Is it anti feminist to talk to girls about the role of nurturing?

Written by Kesang Menezes on Friday, 01 February 2013. Posted in Communication

Posted by Kesang Menezes who is a facilitator at Parenting Matters and mother of two girls aged 11 and 15.

We live in a society where the majority of women are forced into stereotypical roles and barely given choices about what they would like to do with their lives. But yet there is the emerging middle class which is empowering its girls to go ahead and achieve whatever they would wish for. These girls are doing well academically (and on average far better than boys) and surging into careers like engineering, management etc. I come from such a family as well, where I was brought up to believe that truly the sky is the limit for my ambitions. I spent my teen years only thinking about what career I wanted and dreaming about all that I would achieve. And then I got married and had a baby... all of my own choice. 
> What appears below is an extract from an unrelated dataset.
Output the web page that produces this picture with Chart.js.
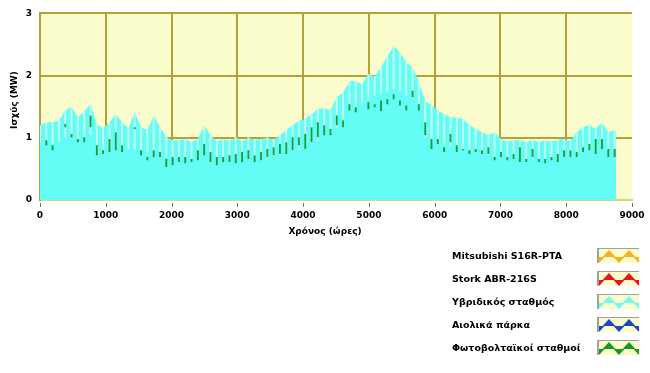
<!DOCTYPE html>
<html>
<head>
<meta charset="utf-8">
<script src="https://cdn.jsdelivr.net/npm/chart.js@4.4.1/dist/chart.umd.min.js"></script>
<style>
  html, body { margin:0; padding:0; background:#fff; }
  #wrap { width:650px; height:373px; }
</style>
</head>
<body>
<div id="wrap"><canvas id="chart" width="650" height="373"></canvas></div>
<script>
// hours of the year (sampled every 4 days)
const HOURS = [
  0, 96, 192, 288, 384, 480, 576, 672, 768, 864,
  960, 1056, 1152, 1248, 1344, 1440, 1536, 1632, 1728, 1824,
  1920, 2016, 2112, 2208, 2304, 2400, 2496, 2592, 2688, 2784,
  2880, 2976, 3072, 3168, 3264, 3360, 3456, 3552, 3648, 3744,
  3840, 3936, 4032, 4128, 4224, 4320, 4416, 4512, 4608, 4704,
  4800, 4896, 4992, 5088, 5184, 5280, 5376, 5472, 5568, 5664,
  5760, 5856, 5952, 6048, 6144, 6240, 6336, 6432, 6528, 6624,
  6720, 6816, 6912, 7008, 7104, 7200, 7296, 7392, 7488, 7584,
  7680, 7776, 7872, 7968, 8064, 8160, 8256, 8352, 8448, 8544,
  8640, 8736, 8760
];
// hybrid station - daily peak (MW)
const HYBRID_PEAK = [
  1.20, 1.25, 1.25, 1.28, 1.44, 1.50, 1.33, 1.42, 1.55, 1.22,
  1.15, 1.25, 1.38, 1.25, 1.15, 1.42, 1.17, 1.12, 1.36, 1.17,
  1.01, 0.96, 0.96, 0.98, 0.93, 0.98, 1.20, 1.04, 0.94, 0.98,
  0.95, 1.01, 0.94, 1.00, 0.97, 0.98, 1.00, 0.97, 1.04, 1.12,
  1.20, 1.28, 1.30, 1.38, 1.46, 1.48, 1.44, 1.65, 1.73, 1.91,
  1.91, 1.86, 2.02, 1.99, 2.13, 2.31, 2.48, 2.37, 2.21, 2.13,
  1.91, 1.59, 1.52, 1.44, 1.38, 1.33, 1.33, 1.30, 1.20, 1.14,
  1.09, 1.04, 1.09, 0.98, 0.94, 0.97, 0.96, 0.93, 0.97, 0.93,
  0.96, 0.94, 0.97, 0.98, 0.95, 1.09, 1.17, 1.20, 1.14, 1.25,
  1.09, 1.12, 1.10
];
// hybrid station - daily low (MW)
const HYBRID_BASE = [
  0.92, 0.92, 0.90, 0.95, 1.00, 1.02, 0.98, 1.00, 1.05, 0.80,
  0.80, 0.82, 0.82, 0.82, 0.82, 0.82, 0.80, 0.78, 0.78, 0.72,
  0.68, 0.66, 0.68, 0.68, 0.66, 0.70, 0.75, 0.68, 0.66, 0.66,
  0.66, 0.66, 0.66, 0.68, 0.66, 0.66, 0.68, 0.70, 0.72, 0.75,
  0.78, 0.80, 0.85, 0.90, 0.95, 1.05, 1.08, 1.15, 1.30, 1.45,
  1.50, 1.55, 1.62, 1.68, 1.72, 1.75, 1.78, 1.75, 1.68, 1.62,
  1.45, 1.00, 0.92, 0.90, 0.88, 0.86, 0.85, 0.82, 0.80, 0.78,
  0.76, 0.72, 0.70, 0.70, 0.68, 0.68, 0.68, 0.66, 0.68, 0.66,
  0.66, 0.68, 0.68, 0.70, 0.70, 0.75, 0.78, 0.80, 0.80, 0.82,
  0.80, 0.80, null
];
// photovoltaic marks (MW, from - to)
const PV_LO = [
  null, 0.88, 0.80, null, 1.17, 1.01, 0.93, 0.93, 1.17, 0.72,
  0.74, 0.77, 0.80, 0.77, null, 1.14, 0.72, 0.64, 0.69, 0.69,
  0.53, 0.56, 0.61, 0.59, 0.61, 0.64, 0.72, 0.61, 0.56, 0.61,
  0.61, 0.59, 0.61, 0.66, 0.61, 0.64, 0.69, 0.72, 0.74, 0.74,
  0.80, 0.88, 0.82, 0.93, 1.01, 1.04, 1.04, 1.20, 1.17, 1.44,
  1.41, null, 1.46, 1.49, 1.43, 1.54, 1.62, 1.52, 1.44, 1.65,
  1.44, 1.04, 0.82, 0.90, 0.77, 0.93, 0.77, 0.80, 0.74, 0.77,
  0.74, 0.74, 0.64, 0.69, 0.64, 0.66, 0.61, 0.61, 0.69, 0.61,
  0.59, 0.64, 0.61, 0.69, 0.69, 0.69, 0.77, 0.80, 0.74, 0.82,
  0.69, 0.69, null
];
const PV_HI = [
  null, 0.96, 0.88, null, 1.22, 1.06, 0.98, 1.01, 1.36, 0.88,
  0.80, 0.98, 1.09, 0.88, null, 1.17, 0.80, 0.69, 0.80, 0.77,
  0.66, 0.69, 0.69, 0.69, 0.66, 0.80, 0.90, 0.77, 0.69, 0.69,
  0.72, 0.74, 0.77, 0.80, 0.72, 0.77, 0.82, 0.85, 0.90, 0.93,
  1.01, 1.01, 1.06, 1.17, 1.25, 1.20, 1.14, 1.36, 1.28, 1.54,
  1.49, null, 1.57, 1.54, 1.60, 1.62, 1.70, 1.60, 1.52, 1.76,
  1.54, 1.25, 0.98, 0.98, 0.85, 1.06, 0.88, 0.82, 0.80, 0.82,
  0.80, 0.85, 0.69, 0.77, 0.69, 0.74, 0.85, 0.66, 0.82, 0.66,
  0.66, 0.69, 0.74, 0.80, 0.80, 0.77, 0.85, 0.90, 0.98, 0.98,
  0.82, 0.82, null
];
const X_TICKS = [0, 1000, 2000, 3000, 4000, 5000, 6000, 7000, 8000, 9000];
const Y_TICKS = [0, 1, 2, 3];
const LEGEND_LABELS = ['Mitsubishi S16R-PTA', 'Stork ABR-216S', 'Υβριδικός σταθμός', 'Αιολικά πάρκα', 'Φωτοβολταϊκοί σταθμοί'];
const LEGEND_COLORS = ['#f8b020', '#e8141c', '#72faf2', '#1848c8', '#189828'];

const OLIVE = '#b3a23c';
const PLOT_BG = '#fafccc';
const FONT = '"DejaVu Sans", Verdana, sans-serif';

const areaPts = HOURS.map((h, i) => ({ x: h, y: HYBRID_PEAK[i] }));
const stripePts = HOURS.map((h, i) => HYBRID_BASE[i] == null ? null : { x: h, y: [HYBRID_BASE[i], HYBRID_PEAK[i]] }).filter(Boolean);
const pvPts = HOURS.map((h, i) => PV_LO[i] == null ? null : { x: h, y: [PV_LO[i], PV_HI[i]] }).filter(Boolean);

const decor = {
  id: 'decor',
  beforeDraw(chart) {
    const { ctx, chartArea: a } = chart;
    ctx.save();
    ctx.fillStyle = PLOT_BG;
    ctx.fillRect(a.left, a.top, a.right - a.left, a.bottom - a.top);
    ctx.restore();
  },
  afterDraw(chart) {
    const { ctx, chartArea: a } = chart;
    const xs = chart.scales.x;
    ctx.save();
    // small tick marks below the axis
    ctx.strokeStyle = '#707070'; ctx.lineWidth = 1;
    X_TICKS.forEach(v => {
      const px = Math.round(xs.getPixelForValue(v)) + 0.5;
      ctx.beginPath(); ctx.moveTo(px, a.bottom + 3); ctx.lineTo(px, a.bottom + 7); ctx.stroke();
    });
    // axis titles
    ctx.fillStyle = '#000';
    ctx.font = 'bold 9px ' + FONT;
    ctx.textAlign = 'center'; ctx.textBaseline = 'middle';
    ctx.fillText('Χρόνος (ώρες)', 325, 232);
    ctx.translate(15, 100); ctx.rotate(-Math.PI / 2);
    ctx.fillText('Ισχύς (MW)', 0, 0);
    ctx.setTransform(1, 0, 0, 1, 0, 0);
    // legend
    ctx.font = 'bold 9.5px ' + FONT;
    ctx.textAlign = 'left';
    LEGEND_LABELS.forEach((lbl, i) => {
      const cy = 257 + i * 23;
      ctx.fillStyle = '#000';
      ctx.fillText(lbl, 452, cy);
      const sx = 597, sy = cy - 9, w = 42, h = 15;
      ctx.fillStyle = PLOT_BG; ctx.fillRect(sx, sy, w, h);
      ctx.fillStyle = '#a0a0a0'; ctx.fillRect(sx, sy, 2, h); ctx.fillRect(sx, sy, w, 1);
      const mid = sy + 9, pk = sy + 3, vl = sy + 14;
      ctx.beginPath();
      ctx.moveTo(sx + 2, vl); ctx.lineTo(sx + 12, pk); ctx.lineTo(sx + 22, vl);
      ctx.lineTo(sx + 32, pk); ctx.lineTo(sx + 42, vl);
      ctx.lineTo(sx + 42, mid); ctx.lineTo(sx + 2, mid); ctx.closePath();
      ctx.fillStyle = LEGEND_COLORS[i]; ctx.fill('evenodd');
      ctx.strokeStyle = LEGEND_COLORS[i]; ctx.lineWidth = 1.5;
      ctx.beginPath();
      ctx.moveTo(sx + 2, vl); ctx.lineTo(sx + 12, pk); ctx.lineTo(sx + 22, vl);
      ctx.lineTo(sx + 32, pk); ctx.lineTo(sx + 42, vl); ctx.stroke();
    });
    ctx.restore();
  }
};

new Chart(document.getElementById('chart'), {
  type: 'bar',
  data: {
    datasets: [
      { type: 'line', label: 'Υβριδικός σταθμός', data: areaPts, borderWidth: 0, borderColor: '#63fdf6',
        backgroundColor: '#63fdf6', fill: 'origin', pointRadius: 0, tension: 0, order: 3 },
      { type: 'bar', label: 'Υβριδικός σταθμός (ημερήσια διακύμανση)', data: stripePts, backgroundColor: '#c2fdf0',
        barPercentage: 0.3, categoryPercentage: 1, grouped: false, order: 2 },
      { type: 'bar', label: 'Φωτοβολταϊκοί σταθμοί', data: pvPts, backgroundColor: '#17a043',
        barPercentage: 0.3, categoryPercentage: 1, grouped: false, order: 1 }
    ]
  },
  options: {
    responsive: false, animation: false, events: [],
    layout: { padding: { top: 12, right: 18, left: 0, bottom: 0 } },
    plugins: { legend: { display: false }, tooltip: { enabled: false } },
    scales: {
      x: {
        type: 'linear', min: 0, max: 9000, offset: false,
        afterBuildTicks: s => { s.ticks = X_TICKS.map(v => ({ value: v })); },
        afterFit: s => { s.height = 173; s.paddingRight = 0; s.paddingLeft = 0; },
        grid: { offset: false, color: c => (c.tick && c.tick.value > 0 && c.tick.value < 9000) ? OLIVE : 'rgba(0,0,0,0)', lineWidth: 2, drawTicks: false },
        border: { display: true, color: '#d3dc7a', width: 2 },
        ticks: { color: '#000', padding: 10, maxRotation: 0, autoSkip: false, callback: v => String(v), font: { family: FONT, size: 9, weight: 'bold' } }
      },
      y: {
        min: 0, max: 3,
        afterBuildTicks: s => { s.ticks = Y_TICKS.map(v => ({ value: v })); },
        afterFit: s => { s.width = 40; },
        grid: { color: c => (c.tick && c.tick.value > 0) ? OLIVE : 'rgba(0,0,0,0)', lineWidth: 2, drawTicks: false },
        border: { display: true, color: OLIVE, width: 2 },
        ticks: { color: '#000', padding: 8, font: { family: FONT, size: 9, weight: 'bold' } }
      }
    }
  },
  plugins: [decor]
});
</script>
</body>
</html>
What happens when you become a mom? Hard choices!

But nothing in my upbringing had prepared me for the wrenching dilemma I faced then. I had thought that like every modern middle-class woman, I would have a maid to look after the house and a day-care for my child, and I could happily carry on with my career. But when the time came I could not go back to work.  I think every new mother can identify with the trauma of this choice and whatever decision you take, it’s hard to feel completely at peace. 

 I chose to take a long break (a few years?? Would I ever be able to get back?).  My peers who were surging ahead in their careers wondered at my decision. Most of my friends and relatives said ”We never expected you to become a housewife. What was the point of studying so much?” As my daily routine became more mundane, I found my self-esteem plummeting. And when I looked around, I found many others like me - angry, frustrated or depressed moms who had chosen to stay at home for the sake of their children but were feeling resentful about it. A friend said to me”My husband and I met at business school. We were equals. Now look where he is today and where I am.” 

Not that the situation is any better for those who choose to go back to work. It tears at their insides too. Is it fair for a woman to have to make that choice? And for some it isn’t even a choice. It is a necessity.

Aren’t men and women equal?

All this was all the more disturbing to me as I have always been a die-hard feminist. I started questioning the belief that man and women must be the “SAME”. We must be treated as equals, yes ... but we are different. After all, nature has created the woman to bear children and breastfeed. The role of nurturing which is actually one of the most important tasks we have as a human race. But our patriarchal society has traditionally thrust this role on women and denied them any choice; also, while eulogizing the role of the mother, has in practice placed little value on it. Now in wanting to achieve “equal status” with men, middle-class women like ourselves have started thinking in a similar way: we are dismissive of our role as nurturers and place a very high value on professional achievement. That is why the “stay-at-home” moms feel worthless. 

What will happen to a society that does not value nurturing?

Can we imagine what happens to a society that places the least value on the task of rearing children?  Having recognised the breakdown of society that is happening from not supporting women in the task of parenting, the most advanced European countries like Sweden and Norway are giving not just women but even men up to a year or two off from work to be with their children. And after that flexi hours and part time jobs. Here I am told that when a professional woman asks if she can work part time she is told that there are countless others ready to work full time and over time so why should an employer bother with you. 

What message do I give my daughters? 

Knowing this I wonder what I want to talk to my teenage daughters about in preparing them for life. Do I prepare them to be a career women or a “housewives” (as we are still called!). Do I tell them not to get into fast track corporate careers because that becomes really hard when you have a child? 

After much reflection these are the messages that I now give my daughters - who are now in the process of making decisions about their lives and careers. I tell them about how important, joyful and amazing the task of raising a child is, and that they should never consider it to have a lower status that working outside the home. (However, it is very important to be qualified and to be capable of supporting oneself.) I tell them that if they decide to have children, there will come a time when they would be faced with some hard choices between their nurturing and professional roles. If they are not sure about what they want to do, it makes sense to consider careers which give them flexibility. 

Maybe I could be accused of limiting my daughters’ thinking or being anti-feminist, but I don’t want motherhood to hit them in the face like a sudden nightmare. They know that they have all these are choices- to get married or not, to have a child or not, to be a career woman or not. But as a parent I would like to prepare them for all the various roles a woman may play, so that they may make these decisions with awareness and joy.  

About the Author

Kesang Menezes

Kesang Menezes has been facilitating parenting groups and workshops since 2004. She believes that small interactive groups are a very powerful tool for learning. She also writes articles for Parent Circle magazine, the Hindu and other publications and has short online videos on Parenting.

Comments (2)

  • Pramila

    24 February 2013 at 09:45 |
    Really good one, Kesang!
  • Sapna Navneeth

    25 September 2016 at 20:02 |
    Wow! Loved reading it. My feelings written in a very nice way. Wish I was also taught these when I was a teenager. Would have helped making my decisions easier. Atleast I will train my daughter to be prepared for deciding her future.